Land Warfare

Lockheed, Pentagon ink plan to boost THAAD interceptor production

Once finalized, the agreement will allow THAAD interceptor production to grow from its current rate of 96 missiles a year to an annual rate of 400 interceptors.

WASHINGTON — Lockheed Martin has signed an agreement with the Pentagon to quadruple production of Terminal High Altitude Area Defense (THAAD) interceptors over the next seven years, marking the company’s second such deal aimed at ramping up munitions manufacturing since the start of 2026.

Once finalized, the agreement will allow THAAD interceptor production to grow from its current rate of 96 missiles a year to an annual rate of 400 interceptors, the company said today in a news release.

During an earnings call this morning, Lockheed CEO Jim Taiclet told investors that the deal will need Congress to approve fiscal 2026 funding before a final contract is definitized, with the expectation that the THAAD program is “up and running under the framework agreement” this year.

The THAAD announcement comes weeks after a previous deal to increase PAC-3 production and hours before the company is slated to break ground on a new “munitions acceleration center” in Camden, Ark.
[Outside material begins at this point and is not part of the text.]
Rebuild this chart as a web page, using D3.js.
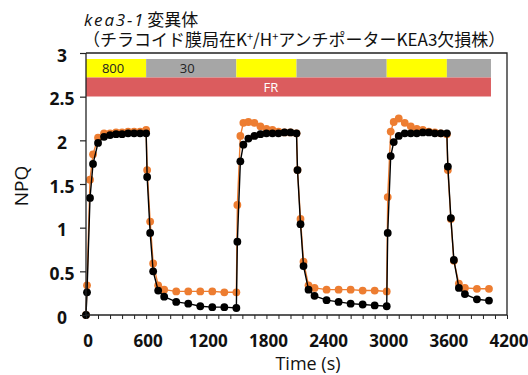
<!DOCTYPE html>
<html><head><meta charset="utf-8">
<script src="https://cdn.jsdelivr.net/npm/d3@7"></script>
<style>
html,body{margin:0;padding:0;background:#fff;}
svg{display:block;}
</style></head>
<body><svg id="c" width="528" height="375"></svg>
<script>
// ---- data ----
const times = [
  0, 10, 40, 70, 120, 180, 240, 300, 360, 420, 480, 540, 600,
  610, 640, 670, 720, 780, 900, 1020, 1140, 1260, 1380, 1500,
  1510, 1540, 1570, 1620, 1680, 1740, 1800, 1860, 1920, 1980, 2040, 2100,
  2110, 2140, 2170, 2220, 2280, 2400, 2520, 2640, 2760, 2880, 3000,
  3010, 3040, 3070, 3120, 3180, 3240, 3300, 3360, 3420, 3480, 3540, 3600,
  3610, 3640, 3670, 3720, 3780, 3900, 4020
];
const npqBlack = [
  0, 0.26, 1.34, 1.73, 1.97, 2.04, 2.06, 2.07, 2.07, 2.08, 2.08, 2.08, 2.08,
  1.58, 0.94, 0.50, 0.28, 0.21, 0.15, 0.13, 0.10, 0.09, 0.09, 0.08,
  0.84, 1.76, 1.95, 2.02, 2.05, 2.07, 2.08, 2.08, 2.08, 2.09, 2.09, 2.08,
  1.66, 1.04, 0.56, 0.29, 0.22, 0.17, 0.15, 0.13, 0.12, 0.11, 0.10,
  0.94, 1.82, 1.98, 2.05, 2.08, 2.08, 2.08, 2.09, 2.09, 2.08, 2.08, 2.08,
  1.70, 1.11, 0.63, 0.31, 0.24, 0.18, 0.165
];
const npqOrange = [
  0, 0.34, 1.55, 1.84, 2.03, 2.08, 2.08, 2.09, 2.09, 2.10, 2.10, 2.10, 2.12,
  1.66, 1.07, 0.59, 0.34, 0.29, 0.27, 0.27, 0.27, 0.27, 0.26, 0.26,
  1.26, 2.05, 2.20, 2.21, 2.20, 2.16, 2.13, 2.12, 2.10, 2.09, 2.09, 2.08,
  1.66, 1.10, 0.61, 0.34, 0.31, 0.29, 0.29, 0.29, 0.28, 0.28, 0.27,
  1.35, 2.10, 2.21, 2.25, 2.20, 2.16, 2.13, 2.12, 2.10, 2.09, 2.08, 2.07,
  1.66, 1.10, 0.62, 0.36, 0.31, 0.30, 0.30
];
// light schedule
const phaseStart = [0, 600, 1500, 2100, 3000, 3600];
const phaseEnd   = [600, 1500, 2100, 3000, 3600, 4040];
const phaseType  = ["high", "low", "high", "low", "high", "low"];
const phaseLabel = ["800", "30", "", "", "", ""];
const frStart = 0, frEnd = 4040, frLabel = "FR", frLabelAt = 1845;
const xTicks = [0, 600, 1200, 1800, 2400, 3000, 3600, 4200];
const yTicks = [0, 0.5, 1, 1.5, 2, 2.5, 3];
const titleLine1Italic = "kea3-1";
const titleLine1Rest = "変異体";

// ---- layout ----
const svg = d3.select("#c");
const L = 86, R = 507, T = 53, B = 315;
const x = d3.scaleLinear().domain([0, 4200]).range([L, R]);
const y = d3.scaleLinear().domain([0, 3]).range([B, T]);
const cjk = "'Noto Sans CJK JP', 'Noto Sans', sans-serif";
const latin = "'Open Sans', 'Noto Sans', sans-serif";

// title
const t1 = svg.append("text").attr("x", 84).attr("y", 26)
  .attr("font-family", cjk).attr("font-size", 17).attr("fill", "#111");
t1.append("tspan").attr("font-style", "italic").attr("font-family", latin)
  .attr("letter-spacing", 1.8).text(titleLine1Italic);
t1.append("tspan").attr("dx", 2).text(titleLine1Rest);
const t2 = svg.append("text").attr("x", 83).attr("y", 46)
  .attr("font-family", cjk).attr("font-size", 17).attr("fill", "#111");
t2.append("tspan").text("（チラコイド膜局在K");
t2.append("tspan").attr("font-size", 11).attr("dy", -5).text("+");
t2.append("tspan").attr("dy", 5).text("/H");
t2.append("tspan").attr("font-size", 11).attr("dy", -5).text("+");
t2.append("tspan").attr("dy", 5).text("アンチポーターKEA3欠損株）");

// light bars
const rowTop = 59, rowMid = 77.5, rowBot = 96.5;
svg.selectAll("rect.ph").data(phaseStart).join("rect")
  .attr("x", (d) => x(d))
  .attr("width", (d, i) => x(phaseEnd[i]) - x(d))
  .attr("y", rowTop).attr("height", rowMid - rowTop)
  .attr("fill", (d, i) => phaseType[i] === "high" ? "#ffff00" : "#a6a6a6");
svg.selectAll("text.ph").data(phaseStart).join("text")
  .attr("x", (d, i) => (x(d) + x(phaseEnd[i])) / 2 - (i === 1 ? 4 : 3))
  .attr("y", (rowTop + rowMid) / 2 + 4.5)
  .attr("text-anchor", "middle").attr("font-family", latin).attr("font-size", 13)
  .attr("fill", "#222").text((d, i) => phaseLabel[i]);
svg.append("rect").attr("x", x(frStart)).attr("width", x(frEnd) - x(frStart))
  .attr("y", rowMid).attr("height", rowBot - rowMid).attr("fill", "#db5c5e");
svg.append("text").attr("x", x(frLabelAt)).attr("y", (rowMid + rowBot) / 2 + 4.5)
  .attr("text-anchor", "middle").attr("font-family", latin).attr("font-size", 13)
  .attr("fill", "#fff").text(frLabel);

// frame (top & right)
svg.append("path").attr("d", `M${L},${T}H${R}V${B}`)
  .attr("fill", "none").attr("stroke", "#222").attr("stroke-width", 1.3);

// series
const pts = (vals) => times.map((t, i) => [t, vals[i]]);
const line = d3.line().x((d) => x(d[0])).y((d) => y(d[1]));
const series = [
  { vals: npqOrange, color: "#ed7d31" },
  { vals: npqBlack, color: "#000000" }
];
series.forEach((s) => {
  const g = svg.append("g");
  g.append("path").datum(pts(s.vals)).attr("d", line)
    .attr("fill", "none").attr("stroke", s.color).attr("stroke-width", 1.4);
  g.selectAll("circle").data(pts(s.vals)).join("circle")
    .attr("cx", (d) => x(d[0])).attr("cy", (d) => y(d[1])).attr("r", 3.9)
    .attr("fill", s.color);
});

// axes
const xAxis = d3.axisBottom(x).tickValues(d3.range(0, 4201, 120))
  .tickSize(4).tickFormat("");
const gx = svg.append("g").attr("transform", `translate(0,${B})`).call(xAxis);
gx.select(".domain").attr("d", `M${L},0H${R}`).attr("stroke", "#222").attr("stroke-width", 1.3);
gx.selectAll(".tick line").attr("stroke", "#222").attr("stroke-width", 1);
svg.append("g").selectAll("text").data(xTicks).join("text")
  .attr("x", (d) => x(d) + 2).attr("y", B + 32)
  .attr("text-anchor", "middle").attr("font-family", latin).attr("font-weight", 700)
  .attr("font-size", 17).attr("fill", "#111").text((d) => d);

const yAxis = d3.axisLeft(y).tickValues(yTicks).tickSize(6).tickFormat("");
const gy = svg.append("g").attr("transform", `translate(${L},0)`).call(yAxis);
gy.select(".domain").attr("d", `M0,${B}V${T}`).attr("stroke", "#222").attr("stroke-width", 1.3);
gy.selectAll(".tick line").attr("stroke", "#222").attr("stroke-width", 1.2);
svg.append("g").selectAll("text").data(yTicks).join("text")
  .attr("x", 62).attr("y", (d) => y(d) + 8.5)
  .attr("text-anchor", "middle").attr("font-family", latin).attr("font-weight", 700)
  .attr("font-size", 17.5).attr("fill", "#111").text((d) => d);

// axis titles
svg.append("text").attr("x", 308).attr("y", 370)
  .attr("text-anchor", "middle").attr("font-family", latin).attr("font-size", 18)
  .attr("fill", "#111").text("Time (s)");
svg.append("text").attr("transform", "translate(28,186) rotate(-90)")
  .attr("text-anchor", "middle").attr("font-family", latin).attr("font-size", 19)
  .attr("fill", "#111").text("NPQ");
</script></body></html>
“We intend to make a multi-billion dollar investment to accelerate munition production over the next three years, including building facilities across five states,” Taiclet said.
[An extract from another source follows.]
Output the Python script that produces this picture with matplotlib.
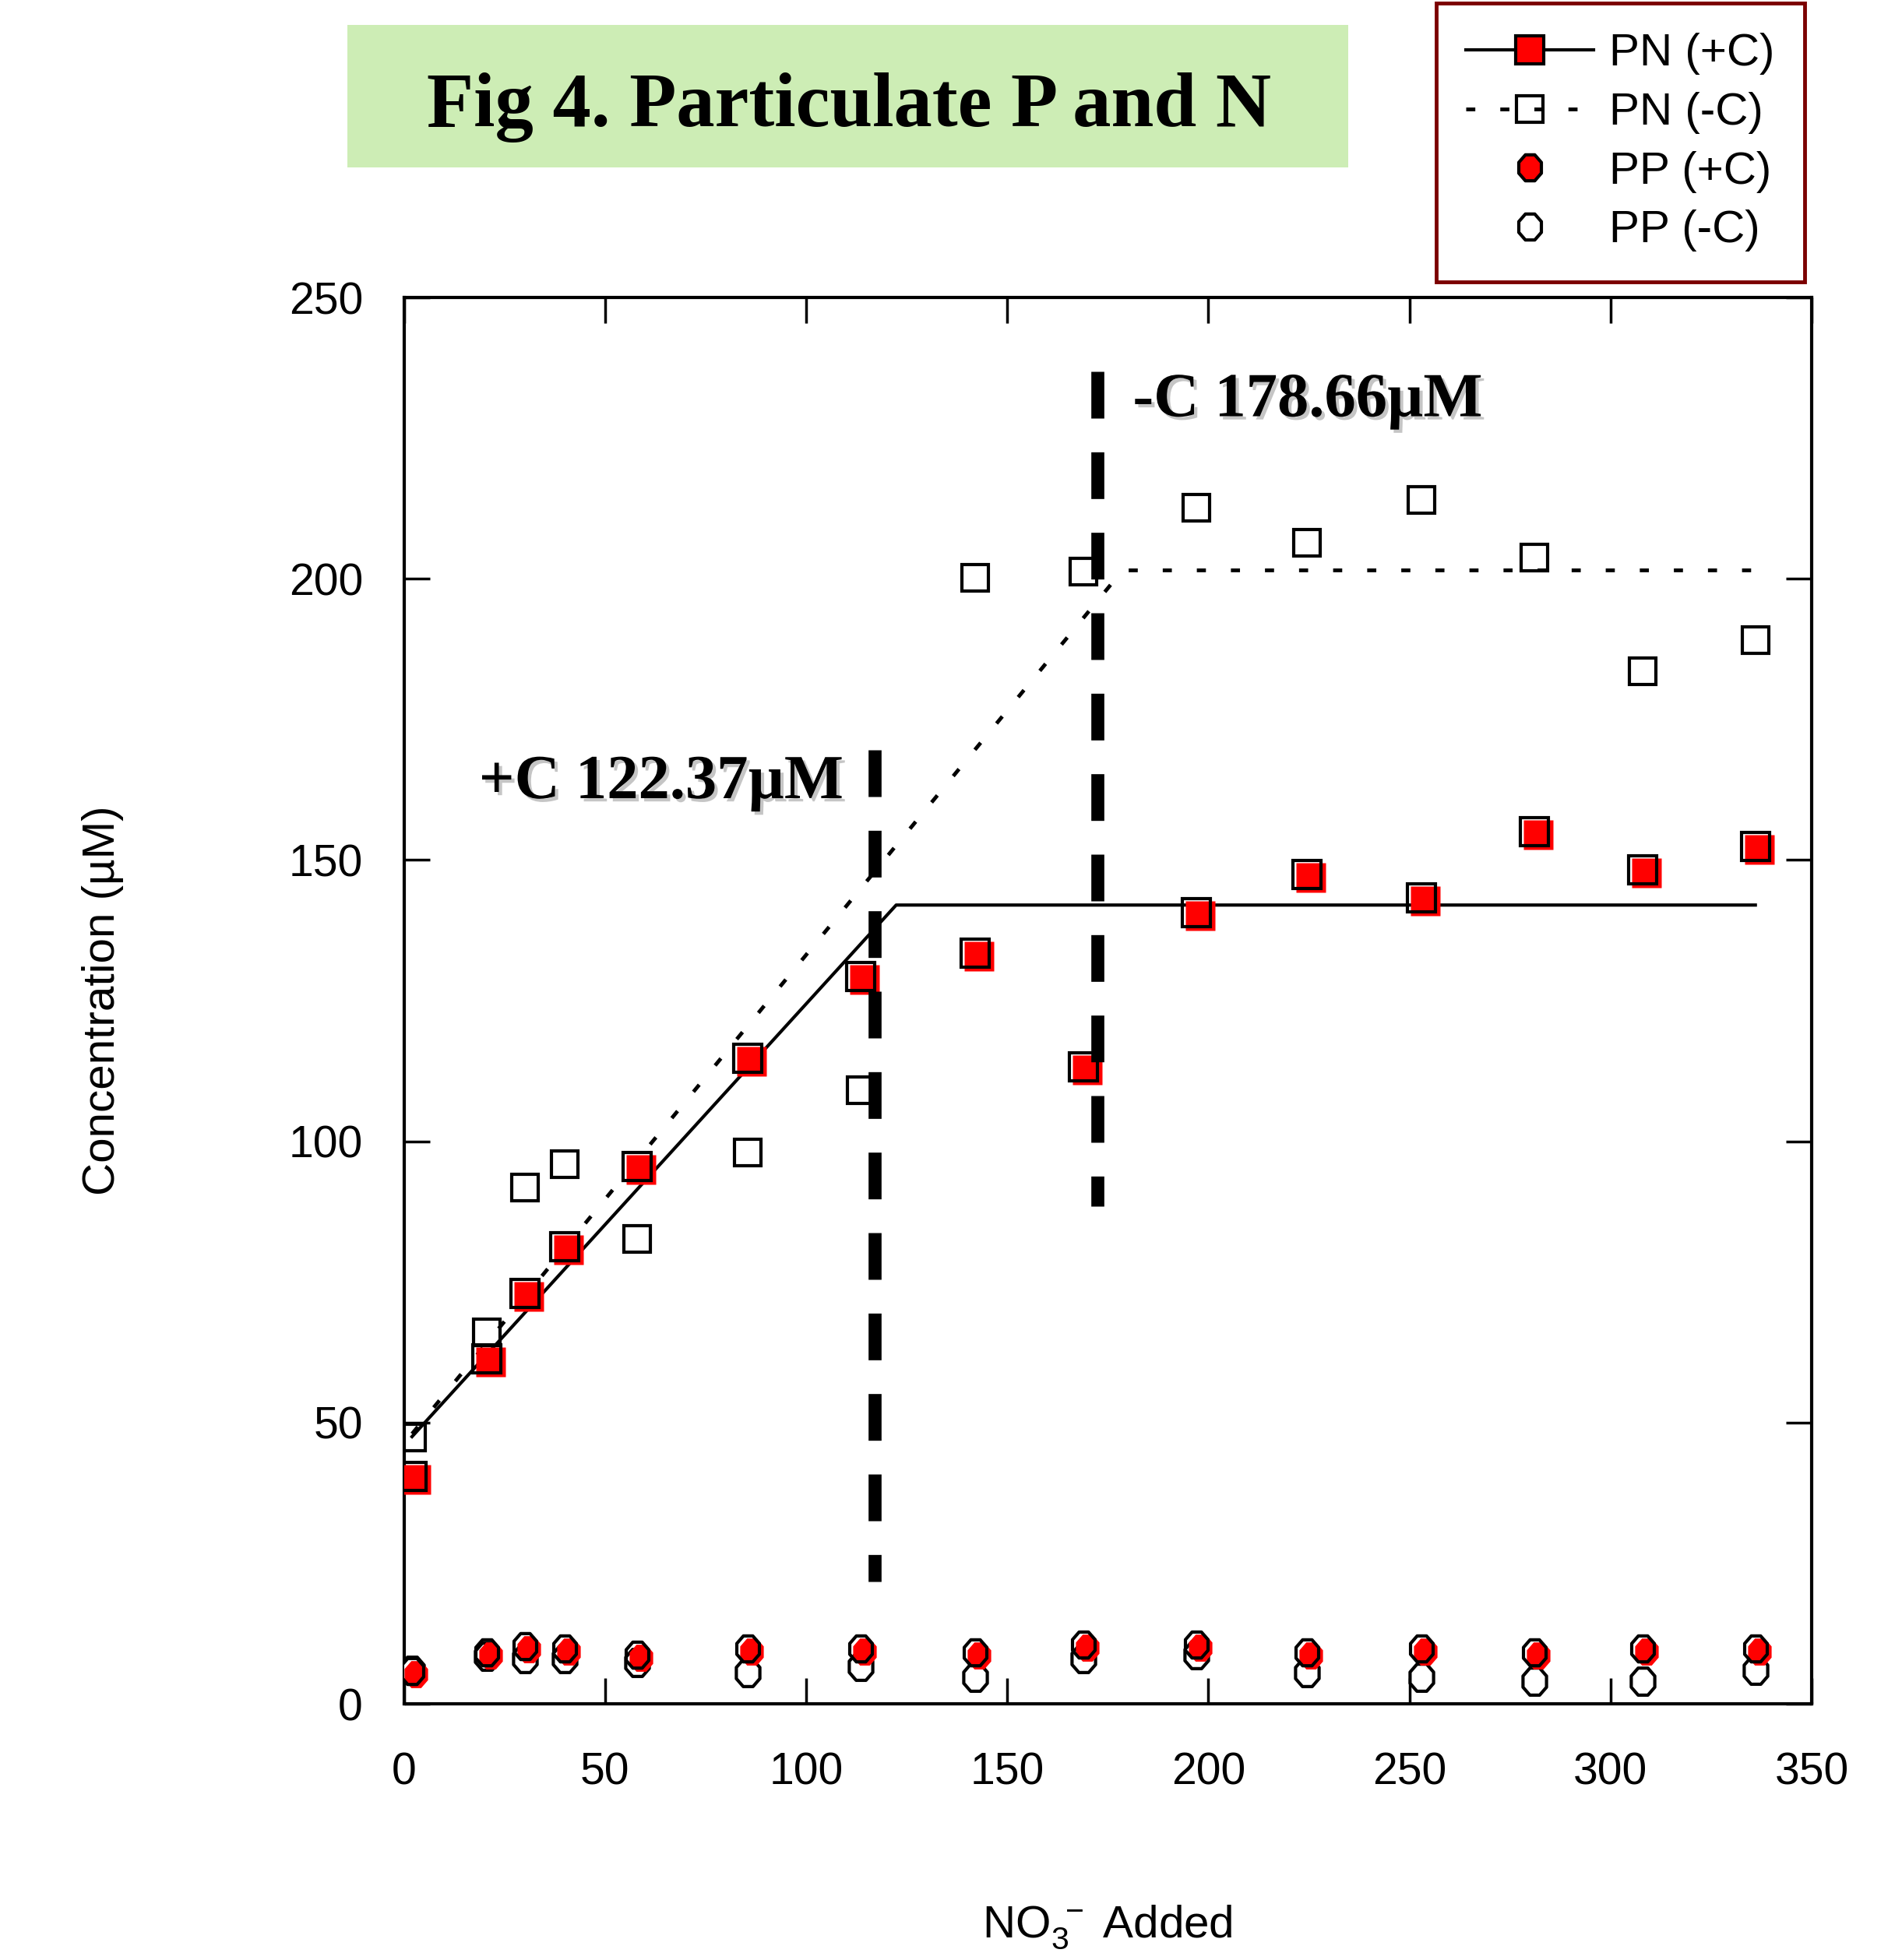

The new facility in Camden will “ will prepare the workforce of the future to build THAAD, PAC-3 and other capabilities using advanced manufacturing, robotics and digital technologies,” Lockheed said in a news release.

In addition to the Camden factory, Lockheed said it would make investments to improve tooling and modernize more 20 manufacturing sites in Alabama, Florida, Massachusetts and Texas.

The announcement comes against the backdrop of pressure from President Donald Trump on defense companies to invest more in production.

During the earnings call, Lockheed executives stressed that the THAAD agreement — like the PAC-3 deal before it — is not meant to be punitive to the company. For instance, should Congress or the Defense Department decide to walk away from the multiyear agreements in future years, there are provisions in the agreement that would reimburse Lockheed for any investments made to support a multiyear buy.

“I think we’re going to see some partnership with cash flow terms to make sure that we’re well supported as we make these investments,” Chief Financial Officer Evan Scott said. “I think you are going to see an elevated working capital benefit or operational benefit to offset some of these capex expenditures.”

Taiclet added that the THAAD and PAC-3 deals also contains a profit-sharing framework where, “above a certain robust level,” Lockheed will share some of its profits back with the government by reinvesting those funds into its factories or in spare parts.

More broadly, Taiclet said Lockheed would increase its capital expenditures from $1.6 billion in 2025 to at least $2.5 billion in 2026 in accordance with the Trump administration’s push for defense contractors to increase investments in modernizing production facilities. Together with internal research and development spending, Lockheed plans to invest about $5 billion in 2026.

However, Taiclet demurred when asked whether the company would abide by Trump’s stated directive for defense contractors to forgo stock buybacks and dividends.

“We will be evaluating all of our capital deployment options as time progresses,” he said. “We’ll announce those decisions as they occur, publicly, as required and as has been our practice.”